Commercial Article, a pamphlet style magazine created by brothers James and Jon Sholly of the Indianapolis based graphic design studio Commercial Artisan. (Commercial Article is © 2009 Commercial Artisan). Their aim and hope is “To feature noteworthy and neglected design figures”. Issue number 2 is entirely dedicated to Muncie, IN based graphic designer Fred Bower, a Cranbrook Grad of 1994 and he is a faculty member at Ball State University in Indiana. Download the pdf here, or contact Commercial Artisan for a print copy.
An Excerpt from the pamphlet:
FRED BOWER
The Morgan Museum of Cultural Phenomenon can’t be located on any map or registry of cultural institutions. Instead, it exists solely as an umbrella concept under which Fred Bower, an idiosyncratic graphic designer who lives and works in Muncie, Indiana, explores any number of personal interests and creates projects utilizing the language of graphic design to represent them. “When I think about how I view design work,” Fred says, “I see it as a romance with ephemera, but not . . . as the easily dismissed, unimportant part of an event or occurrence.” His work is a diverse collection of bits and pieces of personal iconography. He uses found and self-generated illustrations, colorless photography, textbook text, and his own mordant commentary to solve particular (frequently self-generated) design challenges that, in turn, invite the viewer to explore the problem on their own. This, the second issue of Commercial Article, invites you to learn more.
Fred was born in Montreal, Quebec, in 1967 and moved with his family in 1976 when his father, a computer systems analyst, was transferred to Indianapolis, Indiana. These banal facts of Fred’s origins belie the significance of this move, which might be credited with how Fred came to study graphic design at the Herron School of Art, conveniently located in Indianapolis. He did not pursue this path because of a deep-seeded love of design, but rather because of his father’s idealistic belief that cartoonists were all millionaires. The senior Bower’s financial and career advice – “This [cartoon] is so clever, this guy must be making money”—led Fred to enroll in Herron in the autumn of 1990, despite the fact that it had no cartooning
program.
At the time, the Visual Communications program at Herron, like many of its contemporary counterparts, was dealing with the shift in focus between modern and post-modern ideologies.
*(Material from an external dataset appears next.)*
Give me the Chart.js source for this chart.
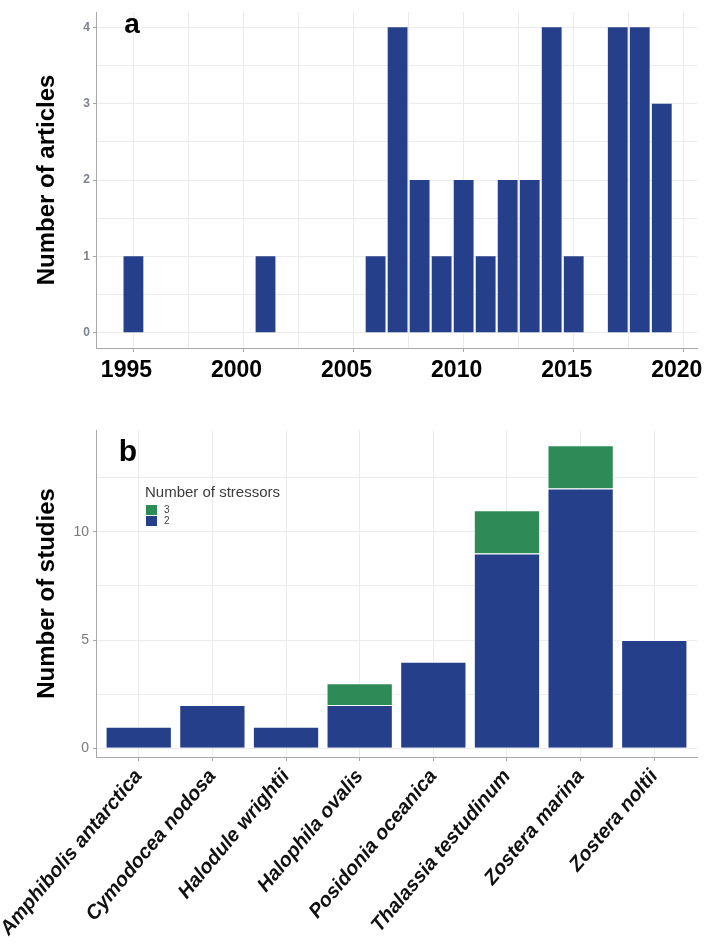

As a sophomore, Fred’s instructors included recent graduates from Michigan’s esteemed Cranbrook Academy of Art. The influence of these instructors led Fred to design work that incorporated personal expression and eccentric and formal experimentation—a far cry from the Bauhaus-based curriculum of previous Herron classes, but which, as one can see from the Morgan’s collection, is close to Fred’s heart.